RECORDED INFORMATION:

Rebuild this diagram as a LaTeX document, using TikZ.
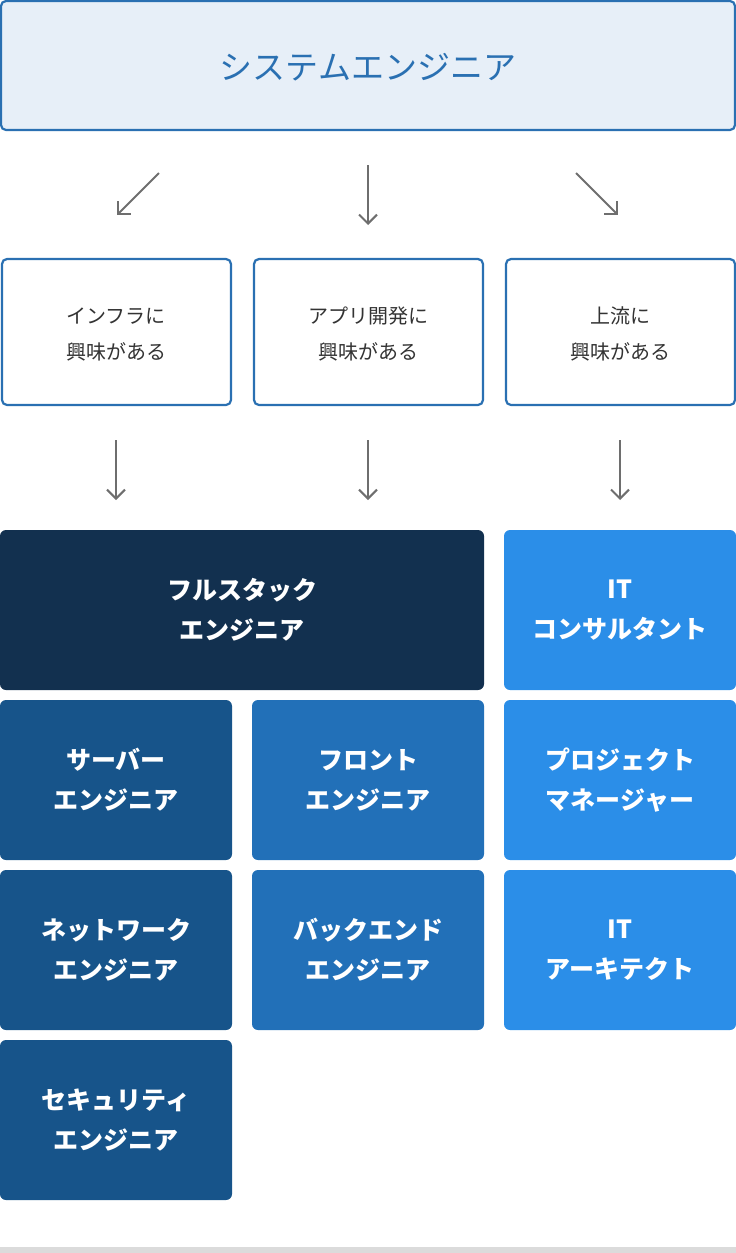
\documentclass[tikz,border=0pt]{standalone}
\usepackage{fontspec}
\setmainfont{Noto Sans CJK JP}
\usetikzlibrary{arrows.meta}
\definecolor{topfill}{HTML}{E7EFF8}
\definecolor{topblue}{HTML}{2A70B2}
\definecolor{navy}{HTML}{12304F}
\definecolor{midblue}{HTML}{17548A}
\definecolor{blue2}{HTML}{2270B8}
\definecolor{sky}{HTML}{2B8EE8}
\definecolor{arrgray}{HTML}{6E6E6E}
\begin{document}
\begin{tikzpicture}[x=1pt,y=-1pt,
  topbox/.style={draw=topblue,line width=2.2pt,fill=topfill,rounded corners=5pt},
  midbox/.style={draw=topblue,line width=2.2pt,fill=white,rounded corners=5pt},
  solid box/.style={rounded corners=6pt},
  lbl/.style={font=\fontsize{20}{36}\selectfont,text=black!80,align=center},
  wlbl/.style={font=\fontsize{25}{40}\selectfont\bfseries,text=white,align=center},
  arr/.style={draw=arrgray,line width=2pt,-{Straight Barb[length=9pt,width=18pt]}}]
\useasboundingbox (0,0) rectangle (736,1253);
\fill[black!14] (0,1247) rectangle (736,1253);
% top
\draw[topbox] (1,1) rectangle (735,130);
\node[font=\fontsize{33}{40}\selectfont,text=topblue] (top) at (368,67) {システムエンジニア};
% middle boxes
\draw[midbox] (2,259) rectangle (231,405);
\draw[midbox] (254,259) rectangle (483,405);
\draw[midbox] (506,259) rectangle (735,405);
\node[lbl] (m1) at (116,334) {インフラに\\興味がある};
\node[lbl] (m2) at (368,334) {アプリ開発に\\興味がある};
\node[lbl] (m3) at (620,334) {上流に\\興味がある};
% arrows
\coordinate (a1s) at (159,173); \coordinate (a1e) at (117,215);
\coordinate (a2s) at (368,165); \coordinate (a2e) at (368,225);
\coordinate (a3s) at (576,173); \coordinate (a3e) at (618,215);
\draw[arr] (a1s) -- (a1e);
\draw[arr] (a2s) -- (a2e);
\draw[arr] (a3s) -- (a3e);
\coordinate (b1s) at (116,440); \coordinate (b1e) at (116,500);
\coordinate (b2s) at (368,440); \coordinate (b2e) at (368,500);
\coordinate (b3s) at (620,440); \coordinate (b3e) at (620,500);
\draw[arr] (b1s) -- (b1e);
\draw[arr] (b2s) -- (b2e);
\draw[arr] (b3s) -- (b3e);
% solid boxes
\fill[solid box,navy] (0,530) rectangle (484,690);
\node[wlbl] (fs) at (242,610) {フルスタック\\エンジニア};
\fill[solid box,sky] (504,530) rectangle (736,690);
\node[wlbl] (itc) at (620,610) {IT\\コンサルタント};
\fill[solid box,midblue] (0,700) rectangle (232,860);
\node[wlbl] (sv) at (116,780) {サーバー\\エンジニア};
\fill[solid box,blue2] (252,700) rectangle (484,860);
\node[wlbl] (fr) at (368,780) {フロント\\エンジニア};
\fill[solid box,sky] (504,700) rectangle (736,860);
\node[wlbl] (pm) at (620,780) {プロジェクト\\マネージャー};
\fill[solid box,midblue] (0,870) rectangle (232,1030);
\node[wlbl] (nw) at (116,950) {ネットワーク\\エンジニア};
\fill[solid box,blue2] (252,870) rectangle (484,1030);
\node[wlbl] (be) at (368,950) {バックエンド\\エンジニア};
\fill[solid box,sky] (504,870) rectangle (736,1030);
\node[wlbl] (ita) at (620,950) {IT\\アーキテクト};
\fill[solid box,midblue] (0,1040) rectangle (232,1200);
\node[wlbl] (sec) at (116,1120) {セキュリティ\\エンジニア};
\end{tikzpicture}
\end{document}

REQUEST:
Quote the full listing above word for word; exclude every picture from the copy.

CORRECT ANSWER:
Rebuild this diagram as a LaTeX document, using TikZ.
\documentclass[tikz,border=0pt]{standalone}
\usepackage{fontspec}
\setmainfont{Noto Sans CJK JP}
\usetikzlibrary{arrows.meta}
\definecolor{topfill}{HTML}{E7EFF8}
\definecolor{topblue}{HTML}{2A70B2}
\definecolor{navy}{HTML}{12304F}
\definecolor{midblue}{HTML}{17548A}
\definecolor{blue2}{HTML}{2270B8}
\definecolor{sky}{HTML}{2B8EE8}
\definecolor{arrgray}{HTML}{6E6E6E}
\begin{document}
\begin{tikzpicture}[x=1pt,y=-1pt,
  topbox/.style={draw=topblue,line width=2.2pt,fill=topfill,rounded corners=5pt},
  midbox/.style={draw=topblue,line width=2.2pt,fill=white,rounded corners=5pt},
  solid box/.style={rounded corners=6pt},
  lbl/.style={font=\fontsize{20}{36}\selectfont,text=black!80,align=center},
  wlbl/.style={font=\fontsize{25}{40}\selectfont\bfseries,text=white,align=center},
  arr/.style={draw=arrgray,line width=2pt,-{Straight Barb[length=9pt,width=18pt]}}]
\useasboundingbox (0,0) rectangle (736,1253);
\fill[black!14] (0,1247) rectangle (736,1253);
% top
\draw[topbox] (1,1) rectangle (735,130);
\node[font=\fontsize{33}{40}\selectfont,text=topblue] (top) at (368,67) {システムエンジニア};
% middle boxes
\draw[midbox] (2,259) rectangle (231,405);
\draw[midbox] (254,259) rectangle (483,405);
\draw[midbox] (506,259) rectangle (735,405);
\node[lbl] (m1) at (116,334) {インフラに\\興味がある};
\node[lbl] (m2) at (368,334) {アプリ開発に\\興味がある};
\node[lbl] (m3) at (620,334) {上流に\\興味がある};
% arrows
\coordinate (a1s) at (159,173); \coordinate (a1e) at (117,215);
\coordinate (a2s) at (368,165); \coordinate (a2e) at (368,225);
\coordinate (a3s) at (576,173); \coordinate (a3e) at (618,215);
\draw[arr] (a1s) -- (a1e);
\draw[arr] (a2s) -- (a2e);
\draw[arr] (a3s) -- (a3e);
\coordinate (b1s) at (116,440); \coordinate (b1e) at (116,500);
\coordinate (b2s) at (368,440); \coordinate (b2e) at (368,500);
\coordinate (b3s) at (620,440); \coordinate (b3e) at (620,500);
\draw[arr] (b1s) -- (b1e);
\draw[arr] (b2s) -- (b2e);
\draw[arr] (b3s) -- (b3e);
% solid boxes
\fill[solid box,navy] (0,530) rectangle (484,690);
\node[wlbl] (fs) at (242,610) {フルスタック\\エンジニア};
\fill[solid box,sky] (504,530) rectangle (736,690);
\node[wlbl] (itc) at (620,610) {IT\\コンサルタント};
\fill[solid box,midblue] (0,700) rectangle (232,860);
\node[wlbl] (sv) at (116,780) {サーバー\\エンジニア};
\fill[solid box,blue2] (252,700) rectangle (484,860);
\node[wlbl] (fr) at (368,780) {フロント\\エンジニア};
\fill[solid box,sky] (504,700) rectangle (736,860);
\node[wlbl] (pm) at (620,780) {プロジェクト\\マネージャー};
\fill[solid box,midblue] (0,870) rectangle (232,1030);
\node[wlbl] (nw) at (116,950) {ネットワーク\\エンジニア};
\fill[solid box,blue2] (252,870) rectangle (484,1030);
\node[wlbl] (be) at (368,950) {バックエンド\\エンジニア};
\fill[solid box,sky] (504,870) rectangle (736,1030);
\node[wlbl] (ita) at (620,950) {IT\\アーキテクト};
\fill[solid box,midblue] (0,1040) rectangle (232,1200);
\node[wlbl] (sec) at (116,1120) {セキュリティ\\エンジニア};
\end{tikzpicture}
\end{document}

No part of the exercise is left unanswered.